WHAT YOU HAVE TO DO: Exactly retype the lines from the top of the data through the line containing "const y2 = d3.scaleLinear().domain([0, 90]).range([B, T]);", leaving out every picture.
[Start of DATA ENTRIES]
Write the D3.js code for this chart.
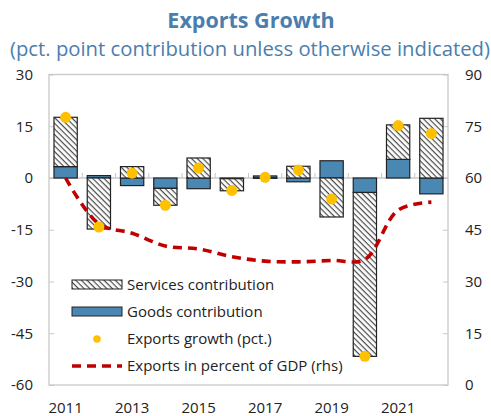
<!DOCTYPE html>
<html><head><meta charset="utf-8">
<script src="https://cdn.jsdelivr.net/npm/d3@7"></script>
<style>body{margin:0;background:#fff}svg{display:block}</style>
</head><body>
<svg id="c" width="491" height="416"></svg>
<script>
const years = ["2011","2012","2013","2014","2015","2016","2017","2018","2019","2020","2021","2022"];
const goods = [3.3, 0.7, -2.2, -3.0, -3.1, -0.2, 0.6, -1.1, 5.0, -4.2, 5.4, -4.6];
const services = [14.3, -14.8, 3.3, -4.9, 5.8, -3.5, -0.1, 3.4, -11.3, -47.5, 10.0, 17.3];
const growth = [17.6, -14.2, 1.4, -7.9, 2.9, -3.6, 0.2, 2.3, -6.1, -51.7, 15.2, 12.9];
const exportsGDP = [60, 46.7, 44.0, 40.3, 39.4, 37.2, 35.9, 35.7, 36.1, 36.4, 50.7, 53.0];
const leftTicks = [30, 15, 0, -15, -30, -45, -60];
const rightTicks = [90, 75, 60, 45, 30, 15, 0];
const xLabels = ["2011","2013","2015","2017","2019","2021"];
const legendLabels = ["Services contribution","Goods contribution","Exports growth (pct.)","Exports in percent of GDP (rhs)"];

const svg = d3.select("#c");
const font = "'Open Sans', sans-serif";
const L = 49, R = 448, T = 74.5, B = 385;
const x = d3.scaleBand().domain(years).range([L, R]).paddingInner(0.3).paddingOuter(0.15);
const y = d3.scaleLinear().domain([-60, 30]).range([B, T]);
const y2 = d3.scaleLinear().domain([0, 90]).range([B, T]);

const defs = svg.append("defs");
const pat = defs.append("pattern").attr("id","hatch").attr("patternUnits","userSpaceOnUse")
  .attr("width",4).attr("height",4).attr("patternTransform","rotate(45)");
pat.append("rect").attr("width",4).attr("height",4).attr("fill","#fff");
pat.append("line").attr("x1",0).attr("y1",0).attr("x2",4).attr("y2",0)
  .attr("stroke","#4a4a4a").attr("stroke-width",2.4);

// titles
svg.append("text").attr("x",251).attr("y",28).attr("text-anchor","middle")
  .attr("font-family",font).attr("font-weight","bold").attr("font-size",21.5).attr("fill","#4a7eae")
  .text("Exports Growth");
svg.append("text").attr("x",250).attr("y",56).attr("text-anchor","middle")
  .attr("font-family",font).attr("font-size",19.5).attr("fill","#4a7eae")
  .attr("textLength",480).attr("lengthAdjust","spacingAndGlyphs")
  .text("(pct. point contribution unless otherwise indicated)");

// plot frame
svg.append("rect").attr("x",L).attr("y",T).attr("width",R-L).attr("height",B-T)
  .attr("fill","none").attr("stroke","#c8c8c8").attr("stroke-width",1.3);

// left axis
const la = svg.append("g").attr("transform",`translate(${L},0)`)
  .call(d3.axisRight(y).tickValues(leftTicks).tickSize(5).tickFormat(""));
la.select(".domain").remove();
la.selectAll("line").attr("stroke","#c8c8c8");
svg.append("g").selectAll("text").data(leftTicks).join("text")
  .attr("x",33).attr("y",d=>y(d)).attr("dy","0.35em").attr("text-anchor","end")
  .attr("font-family",font).attr("font-size",15).attr("fill","#222").text(d=>d);

// right axis
const ra = svg.append("g").attr("transform",`translate(${R},0)`)
  .call(d3.axisLeft(y2).tickValues(rightTicks).tickSize(5).tickFormat(""));
ra.select(".domain").remove();
ra.selectAll("line").attr("stroke","#c8c8c8");
svg.append("g").selectAll("text").data(rightTicks).join("text")
  .attr("x",465).attr("y",d=>y2(d)).attr("dy","0.35em").attr("text-anchor","start")
  .attr("font-family",font).attr("font-size",15).attr("fill","#222").text(d=>d);

// zero line with ticks at band boundaries
svg.append("line").attr("x1",L).attr("x2",R).attr("y1",y(0)).attr("y2",y(0))
  .attr("stroke","#c8c8c8").attr("stroke-width",1.3);
const bounds = years.slice(1).map(yr => x(yr) - x.step()*x.paddingInner()/2);
svg.append("g").selectAll("line").data(bounds).join("line")
  .attr("x1",d=>d).attr("x2",d=>d).attr("y1",y(0)).attr("y2",y(0)-5)
  .attr("stroke","#c8c8c8");

// x labels
svg.append("g").selectAll("text").data(xLabels).join("text")
  .attr("x",d=>x(d)+x.bandwidth()/2).attr("y",408).attr("dy","0.35em").attr("text-anchor","middle")
  .attr("font-family",font).attr("font-size",15).attr("fill","#222").text(d=>d);

// stacked bars
const table = years.map((yr,i)=>({year:yr, goods:goods[i], services:services[i]}));
const stack = d3.stack().keys(["goods","services"]).offset(d3.stackOffsetDiverging)(table);
const fills = {goods:"#4a88b3", services:"url(#hatch)"};
stack.forEach(s=>{
  svg.append("g").selectAll("rect").data(s).join("rect")
    .attr("x",d=>x(d.data.year)).attr("width",x.bandwidth())
    .attr("y",d=>y(Math.max(d[0],d[1]))).attr("height",d=>Math.abs(y(d[0])-y(d[1])))
    .attr("fill",fills[s.key]).attr("stroke","#222").attr("stroke-width",1.2);
});

// line (rhs)
const line = d3.line().x((d,i)=>x(years[i])+x.bandwidth()/2).y(d=>y2(d)).curve(d3.curveCatmullRom.alpha(0.5));
svg.append("path").datum(exportsGDP).attr("d",line).attr("fill","none")
  .attr("stroke","#c00000").attr("stroke-width",3.6).attr("stroke-dasharray","9,6");

// dots
svg.append("g").selectAll("circle").data(growth).join("circle")
  .attr("cx",(d,i)=>x(years[i])+x.bandwidth()/2).attr("cy",d=>y(d)).attr("r",5.5).attr("fill","#ffc000");

// legend
const lg = svg.append("g");
const ly = [284.5, 311.5, 339, 366];
lg.append("rect").attr("x",72).attr("y",ly[0]-4.5).attr("width",50).attr("height",9)
  .attr("fill","url(#hatch)").attr("stroke","#222").attr("stroke-width",1);
lg.append("rect").attr("x",72).attr("y",ly[1]-4.5).attr("width",50).attr("height",9)
  .attr("fill","#4a88b3").attr("stroke","#222").attr("stroke-width",1);
lg.append("circle").attr("cx",97).attr("cy",ly[2]).attr("r",3.8).attr("fill","#ffc000");
lg.append("line").attr("x1",72).attr("x2",122).attr("y1",ly[3]).attr("y2",ly[3])
  .attr("stroke","#c00000").attr("stroke-width",3.6).attr("stroke-dasharray","9,6");
lg.selectAll("text").data(legendLabels).join("text")
  .attr("x",127).attr("y",(d,i)=>ly[i]).attr("dy","0.35em")
  .attr("font-family",font).attr("font-size",15).attr("fill","#222").text(d=>d);
</script>
</body></html>
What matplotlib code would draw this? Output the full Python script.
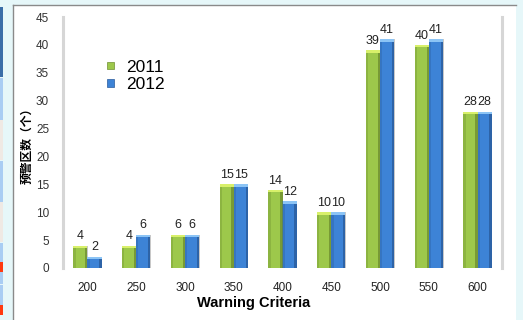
import matplotlib
matplotlib.use("Agg")
import matplotlib.pyplot as plt
from matplotlib.patches import Rectangle
from matplotlib.lines import Line2D
import numpy as np

categories = ["200", "250", "300", "350", "400", "450", "500", "550", "600"]
counts_2011 = [4, 4, 6, 15, 14, 10, 39, 40, 28]
counts_2012 = [2, 6, 6, 15, 12, 10, 41, 41, 28]
series_names = ["2011", "2012"]
y_ticks = [0, 5, 10, 15, 20, 25, 30, 35, 40, 45]

W, H = 523, 320
fig = plt.figure(figsize=(W / 100, H / 100), dpi=100)
fig.patch.set_facecolor("#e6f7f9")

def px_rect(x0, y0, x1, y1, **kw):
    """Rectangle given in pixel coordinates measured from the top-left corner."""
    r = Rectangle((x0 / W, 1 - y1 / H), (x1 - x0) / W, (y1 - y0) / H,
                  transform=fig.transFigure, zorder=-5, **kw)
    fig.patches.append(r)

# side strip of the surrounding window
strip = [(7, 77, "#3a6ea8"), (78, 120, "#a9cdf3"), (120, 160, "#efe9e4"),
         (161, 202, "#a9cdf3"), (202, 242, "#efe9e4"), (243, 262, "#a9cdf3"),
         (262, 272, "#ff3a10"), (272, 284, "#a9cdf3"), (285, 305, "#a9cdf3"),
         (305, 315, "#ff3a10")]
for y0, y1, c in strip:
    px_rect(0, y0, 3, y1, facecolor=c, edgecolor="none")

# white chart panel
px_rect(12.5, 5, 516, 322, facecolor="white", edgecolor="none")
fig.lines.append(Line2D([12.5 / W, 12.5 / W], [0, 1 - 5 / H], transform=fig.transFigure,
                        color="#8a8a8a", lw=1.0, zorder=-4))
fig.lines.append(Line2D([12.5 / W, 516 / W], [1 - 5 / H, 1 - 5 / H], transform=fig.transFigure,
                        color="#8a8a8a", lw=1.0, zorder=-4))

ax = fig.add_axes([63 / W, 52 / H, 439 / W, 251 / H])
ax.set_facecolor("none")

x = np.arange(len(categories))
bw = 0.29
green, green_dark, green_top = "#9dc84b", "#6f8f30", "#d8f06a"
blue, blue_dark, blue_top = "#3d83d6", "#2a5b9c", "#8cc4f5"

def draw_series(xpos, vals, main, dark, top):
    ax.bar(xpos + 0.012, vals, bw, color="#c8c8c8", zorder=1)  # soft shadow
    ax.bar(xpos, vals, bw, color=main, zorder=2)
    ax.bar(xpos - bw * 0.42, vals, bw * 0.16, color=dark, alpha=0.35, zorder=3)
    ax.bar(xpos + bw * 0.42, vals, bw * 0.16, color=dark, alpha=0.8, zorder=3)
    caps = [0.45] * len(vals)
    ax.bar(xpos, caps, bw, bottom=np.array(vals) - 0.45, color=top, zorder=4)

xg = x - bw / 2
xb = x + bw / 2
draw_series(xg, counts_2011, green, green_dark, green_top)
draw_series(xb, counts_2012, blue, blue_dark, blue_top)

for xs, vals in ((xg, counts_2011), (xb, counts_2012)):
    for xi, v in zip(xs, vals):
        ax.text(xi, v + 0.6, str(v), ha="center", va="bottom", fontsize=9,
                family="Liberation Sans", color="#222222")

ax.set_xlim(-0.5, len(categories) - 0.5)
ax.set_ylim(0, 45)
ax.set_yticks(y_ticks)
ax.set_yticklabels([str(t) for t in y_ticks], fontsize=8.5, family="Liberation Sans", color="#333333")
ax.set_yticks([10, 20, 30, 40], minor=True)
ax.tick_params(axis="y", which="major", length=0, pad=10)
ax.tick_params(axis="y", which="minor", length=3, width=0.8, color="#777777")
ax.set_xticks(x)
ax.set_xticklabels(categories, fontsize=8.5, family="Liberation Sans", color="#222222")
ax.tick_params(axis="x", length=0, pad=10)

for s in ("top", "bottom"):
    ax.spines[s].set_visible(False)
for s in ("left", "right"):
    ax.spines[s].set_color("#d6d6d6")
    ax.spines[s].set_linewidth(2.2)

ax.set_xlabel("Warning Criteria", fontsize=10.5, fontweight="bold", family="Liberation Sans")
ax.xaxis.set_label_coords((254 - 63) / 439, (268 - 303) / 251)
ax.xaxis.label.set_va("center")

ax.set_ylabel("预警区数（个）", fontsize=8.5, family=["Noto Sans CJK SC", "DejaVu Sans"],
              fontweight="bold")
ax.yaxis.set_label_coords((27 - 63) / 439, (268 - 143) / 251)
ax.yaxis.label.set_va("center")

handles = [Rectangle((0, 0), 1, 1, facecolor=green, edgecolor=green_dark, lw=0.5),
           Rectangle((0, 0), 1, 1, facecolor=blue, edgecolor=blue_dark, lw=0.5)]
fig.legend(handles, series_names, loc="upper left",
           bbox_to_anchor=(91 / W, 1 - 44 / H), frameon=False,
           prop={"family": "Liberation Sans", "size": 12.5},
           handlelength=0.4, handleheight=0.28, handletextpad=0.7, labelspacing=0.15)

fig.savefig("out.png", dpi=100, facecolor=fig.get_facecolor())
[End of DATA ENTRIES]
THE RESPONSE:
Write the D3.js code for this chart.
<!DOCTYPE html>
<html><head><meta charset="utf-8">
<script src="https://cdn.jsdelivr.net/npm/d3@7"></script>
<style>body{margin:0;background:#fff}svg{display:block}</style>
</head><body>
<svg id="c" width="491" height="416"></svg>
<script>
const years = ["2011","2012","2013","2014","2015","2016","2017","2018","2019","2020","2021","2022"];
const goods = [3.3, 0.7, -2.2, -3.0, -3.1, -0.2, 0.6, -1.1, 5.0, -4.2, 5.4, -4.6];
const services = [14.3, -14.8, 3.3, -4.9, 5.8, -3.5, -0.1, 3.4, -11.3, -47.5, 10.0, 17.3];
const growth = [17.6, -14.2, 1.4, -7.9, 2.9, -3.6, 0.2, 2.3, -6.1, -51.7, 15.2, 12.9];
const exportsGDP = [60, 46.7, 44.0, 40.3, 39.4, 37.2, 35.9, 35.7, 36.1, 36.4, 50.7, 53.0];
const leftTicks = [30, 15, 0, -15, -30, -45, -60];
const rightTicks = [90, 75, 60, 45, 30, 15, 0];
const xLabels = ["2011","2013","2015","2017","2019","2021"];
const legendLabels = ["Services contribution","Goods contribution","Exports growth (pct.)","Exports in percent of GDP (rhs)"];

const svg = d3.select("#c");
const font = "'Open Sans', sans-serif";
const L = 49, R = 448, T = 74.5, B = 385;
const x = d3.scaleBand().domain(years).range([L, R]).paddingInner(0.3).paddingOuter(0.15);
const y = d3.scaleLinear().domain([-60, 30]).range([B, T]);
const y2 = d3.scaleLinear().domain([0, 90]).range([B, T]);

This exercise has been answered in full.